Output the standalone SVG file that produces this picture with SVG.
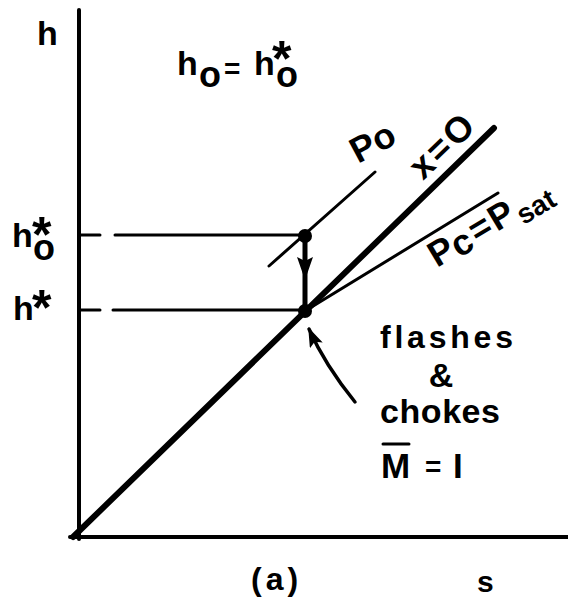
<svg xmlns="http://www.w3.org/2000/svg" width="568" height="600" viewBox="0 0 568 600">
<style>
.t{font-family:"Liberation Sans","DejaVu Sans",sans-serif;font-weight:bold;fill:#000}
.ln{stroke:#000;fill:none;stroke-linecap:round}
</style>
<defs>
<marker id="ah" markerWidth="20" markerHeight="14" refX="18" refY="7" orient="auto" markerUnits="userSpaceOnUse" viewBox="0 0 20 14">
<path d="M0,0 L20,7 L0,14 L4,7 Z" fill="#000"/>
</marker>
</defs>
<rect width="568" height="600" fill="#fff"/>
<g id="axes">
<line class="ln" x1="79" y1="10" x2="79" y2="539" stroke-width="4"/>
<line class="ln" x1="70" y1="537" x2="568" y2="537" stroke-width="4"/>
</g>
<g id="connectors">
<line class="ln" x1="73" y1="537" x2="494" y2="128" stroke-width="6"/>
<line class="ln" x1="305" y1="311" x2="498" y2="193" stroke-width="3"/>
<line class="ln" x1="269" y1="266" x2="375" y2="172" stroke-width="3"/>
<line class="ln" x1="80" y1="235" x2="100" y2="235" stroke-width="3"/>
<line class="ln" x1="115" y1="235" x2="305" y2="235" stroke-width="3"/>
<line class="ln" x1="80" y1="310" x2="100" y2="310" stroke-width="3"/>
<line class="ln" x1="113" y1="310" x2="305" y2="310" stroke-width="3"/>
<line class="ln" x1="305" y1="236" x2="305" y2="311" stroke-width="5"/>
<path d="M297,257 L305,261 L313,257 L305,280 Z" fill="#000"/>
<path class="ln" d="M355,402 Q325,365 309,329" stroke-width="3.5" marker-end="url(#ah)"/>
</g>
<g id="point-h0star"><circle cx="305" cy="236" r="7" fill="#000"/></g>
<g id="point-hstar"><circle cx="305" cy="311" r="7" fill="#000"/></g>
<g id="labels">
<text class="t" x="37" y="45" font-size="34">h</text>
<text class="t" x="177" y="75" font-size="34">h<tspan x="199" y="87" font-size="36">o</tspan><tspan x="224" y="78" font-size="28">=</tspan><tspan x="254" y="75">h</tspan><tspan x="272" y="76" font-size="50">*</tspan><tspan x="276" y="87" font-size="36">o</tspan></text>
<text class="t" x="12" y="247" font-size="34">h<tspan x="32" y="252" font-size="50">*</tspan><tspan x="33" y="260" font-size="36">o</tspan></text>
<text class="t" x="13" y="320" font-size="34">h<tspan x="32" y="325" font-size="50">*</tspan></text>
<text class="t" font-size="36" transform="translate(358,164) rotate(-28)">Po</text>
<text class="t" font-size="36" letter-spacing="3" transform="translate(423,181) rotate(-44)">x=O</text>
<text class="t" font-size="36" transform="translate(437,268) rotate(-31)">P<tspan dy="3">c</tspan><tspan dx="3" dy="-3">=</tspan><tspan dx="2">P</tspan><tspan font-size="28" dx="2" dy="8">sat</tspan></text>
<text class="t" x="380" y="348" font-size="32" textLength="133" lengthAdjust="spacing">flashes</text>
<text class="t" x="441" y="387" font-size="34" text-anchor="middle">&amp;</text>
<text class="t" x="380" y="423" font-size="34" textLength="120" lengthAdjust="spacing">chokes</text>
<text class="t" x="381" y="478" font-size="35">M</text>
<line class="ln" x1="383" y1="444" x2="409" y2="444" stroke-width="3"/>
<text class="t" x="425" y="476" font-size="28">=</text>
<text class="t" x="453" y="478" font-size="35">I</text>
<text class="t" x="251" y="590" font-size="32" letter-spacing="4">(a)</text>
<text class="t" x="477" y="592" font-size="30">s</text>
</g>
</svg>
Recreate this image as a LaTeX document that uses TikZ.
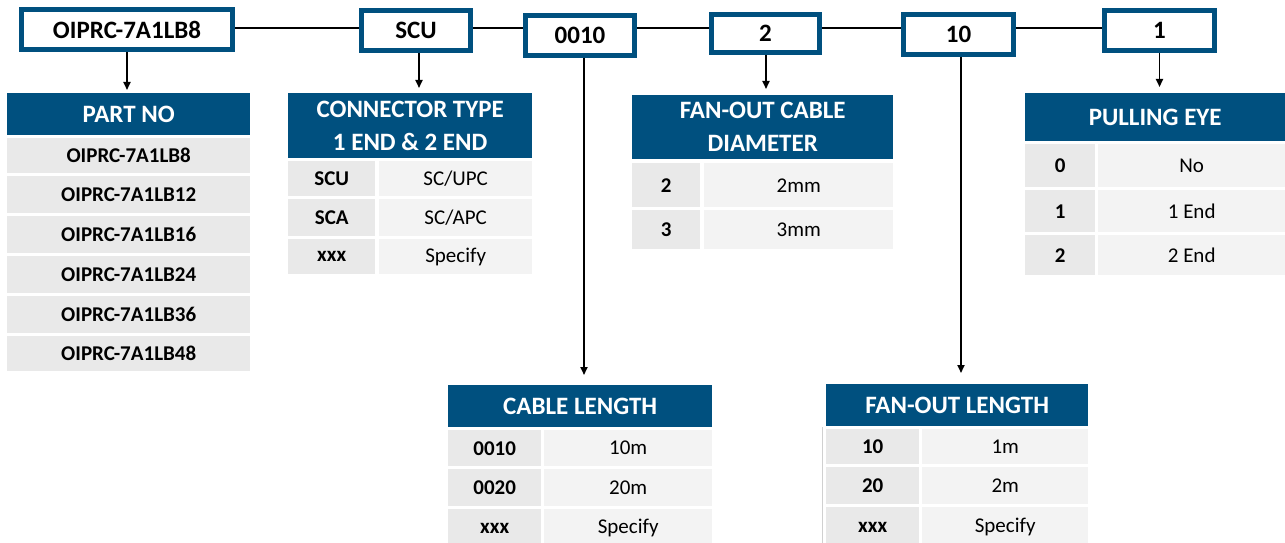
\documentclass[tikz,border=0pt]{standalone}
\usepackage{fontspec}
\setmainfont{Carlito}
\usetikzlibrary{arrows.meta}
\definecolor{hblue}{HTML}{00507F}
\definecolor{cellA}{HTML}{E9E9E9}
\definecolor{cellB}{HTML}{F3F3F3}
\definecolor{edgegray}{HTML}{D0D0D0}
\newcommand\hfont{\fontsize{25}{33}\selectfont\bfseries}
\newcommand\cfontb{\fontsize{21}{25}\selectfont\bfseries}
\newcommand\cfontr{\fontsize{21}{25}\selectfont}
\newcommand\cellat[7]{\node[#2, minimum width={(#5-#3)*1pt}, minimum height={(#6-#4)*1pt}] (#1) at (#3,#4) {#7};}
\tikzset{
  hdr/.style={fill=hblue, text=white, font=\hfont, align=center, inner sep=0pt, anchor=north west},
  ca/.style={fill=cellA, text=black, font=\cfontb, inner sep=0pt, anchor=north west},
  cb/.style={fill=cellB, text=black, font=\cfontr, inner sep=0pt, anchor=north west},
  topbox/.style={draw=hblue, line width=5pt, fill=white, font=\hfont, inner sep=0pt},
  link/.style={line width=2pt},
  arr/.style={line width=1.8pt, -{Triangle[length=8pt,width=7pt]}}
}
\begin{document}
\begin{tikzpicture}[x=1pt,y=-1pt]
\clip (0,0) rectangle (1285,543);
% top code boxes
\node[topbox, minimum width=211pt, minimum height=40pt] (b1) at (127,29.5) {OIPRC-7A1LB8};
\node[topbox, minimum width=109pt, minimum height=40pt] (b2) at (416,30.5) {SCU};
\node[topbox, minimum width=109pt, minimum height=40pt] (b3) at (580,35.5) {0010};
\node[topbox, minimum width=108pt, minimum height=38pt] (b4) at (765.5,33.5) {2};
\node[topbox, minimum width=110pt, minimum height=40pt] (b5) at (958.5,34.5) {10};
\node[topbox, minimum width=110pt, minimum height=40pt] (b6) at (1159.5,30.5) {1};
\coordinate (ly) at (0,28);
\draw[link] (b1.east |- ly) -- (b2.west |- ly);
\draw[link] (b2.east |- ly) -- (b3.west |- ly);
\draw[link] (b3.east |- ly) -- (b4.west |- ly);
\draw[link] (b4.east |- ly) -- (b5.west |- ly);
\draw[link] (b5.east |- ly) -- (b6.west |- ly);

% PART NO
\cellat{t1}{hdr}{7}{93}{250}{135}{PART NO}
\cellat{p1}{ca}{7}{138}{250}{173}{OIPRC-7A1LB8}
\cellat{p2}{ca}{7}{176}{250}{213}{OIPRC-7A1LB12}
\cellat{p3}{ca}{7}{216}{250}{253}{OIPRC-7A1LB16}
\cellat{p4}{ca}{7}{256}{250}{293}{OIPRC-7A1LB24}
\cellat{p5}{ca}{7}{296}{250}{333}{OIPRC-7A1LB36}
\cellat{p6}{ca}{7}{336}{250}{371}{OIPRC-7A1LB48}

% CONNECTOR TYPE
\cellat{t2}{hdr}{288}{93}{532}{158}{CONNECTOR TYPE\\1 END \& 2 END}
\cellat{c1a}{ca}{288}{161}{375}{196}{SCU}
\cellat{c1b}{cb}{379}{161}{532}{196}{SC/UPC}
\cellat{c2a}{ca}{288}{199}{375}{236}{SCA}
\cellat{c2b}{cb}{379}{199}{532}{236}{SC/APC}
\cellat{c3a}{ca}{288}{239}{375}{274}{xxx}
\cellat{c3b}{cb}{379}{239}{532}{274}{Specify}

% FAN-OUT CABLE DIAMETER
\cellat{t4}{hdr}{632}{95}{893}{159}{FAN-OUT CABLE\hspace{28pt}\\DIAMETER\hspace{28pt}}
\cellat{d1a}{ca}{632}{163}{700}{207}{2}
\cellat{d1b}{cb}{704}{163}{893}{207}{2mm}
\cellat{d2a}{ca}{632}{210}{700}{249}{3}
\cellat{d2b}{cb}{704}{210}{893}{249}{3mm}

% PULLING EYE
\cellat{t6}{hdr}{1025}{93}{1285}{141}{PULLING EYE}
\cellat{e1a}{ca}{1025}{144}{1095}{187}{0}
\cellat{e1b}{cb}{1098}{144}{1285}{187}{No}
\cellat{e2a}{ca}{1025}{190}{1095}{232}{1}
\cellat{e2b}{cb}{1098}{190}{1285}{232}{1 End}
\cellat{e3a}{ca}{1025}{235}{1095}{275}{2}
\cellat{e3b}{cb}{1098}{235}{1285}{275}{2 End}

% CABLE LENGTH
\cellat{t3}{hdr}{448}{385}{712}{427}{CABLE LENGTH}
\cellat{l1a}{ca}{448}{430}{541}{466}{0010}
\cellat{l1b}{cb}{544}{430}{712}{466}{10m}
\cellat{l2a}{ca}{448}{469}{541}{506}{0020}
\cellat{l2b}{cb}{544}{469}{712}{506}{20m}
\cellat{l3a}{ca}{448}{509}{541}{547}{xxx}
\cellat{l3b}{cb}{544}{509}{712}{547}{Specify}

% FAN-OUT LENGTH
\cellat{t5}{hdr}{826}{384}{1088}{426}{FAN-OUT LENGTH}
\cellat{f1a}{ca}{826}{429}{919}{464}{10}
\cellat{f1b}{cb}{922}{429}{1088}{464}{1m}
\cellat{f2a}{ca}{826}{467}{919}{504}{20}
\cellat{f2b}{cb}{922}{467}{1088}{504}{2m}
\cellat{f3a}{ca}{826}{507}{919}{547}{xxx}
\cellat{f3b}{cb}{922}{507}{1088}{547}{Specify}
\coordinate (g1) at (822,427);
\coordinate (g2) at (822,543);
\draw[edgegray, line width=0.8pt] (g1) -- (g2);

% arrows
\draw[arr, shorten >=3pt] (b1.south) -- (b1.south |- t1.north);
\draw[arr, shorten >=5pt] ([xshift=3pt]b2.south) -- ([xshift=3pt]b2.south |- t2.north);
\draw[arr, shorten >=10pt] ([xshift=4pt]b3.south) -- ([xshift=4pt]b3.south |- t3.north);
\draw[arr, shorten >=6pt] ([xshift=0.5pt]b4.south) -- ([xshift=0.5pt]b4.south |- t4.north);
\draw[arr, shorten >=11pt] ([xshift=2.5pt]b5.south) -- ([xshift=2.5pt]b5.south |- t5.north);
\draw[arr, shorten >=6pt] (b6.south) -- (b6.south |- t6.north);
\end{tikzpicture}
\end{document}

────────

● CHALLENGE:
Find all lines where the word "standalone" appears. Copy them.

● FINAL ANSWER:
Output the standalone SVG file that produces this picture with SVG.
\documentclass[tikz,border=0pt]{standalone}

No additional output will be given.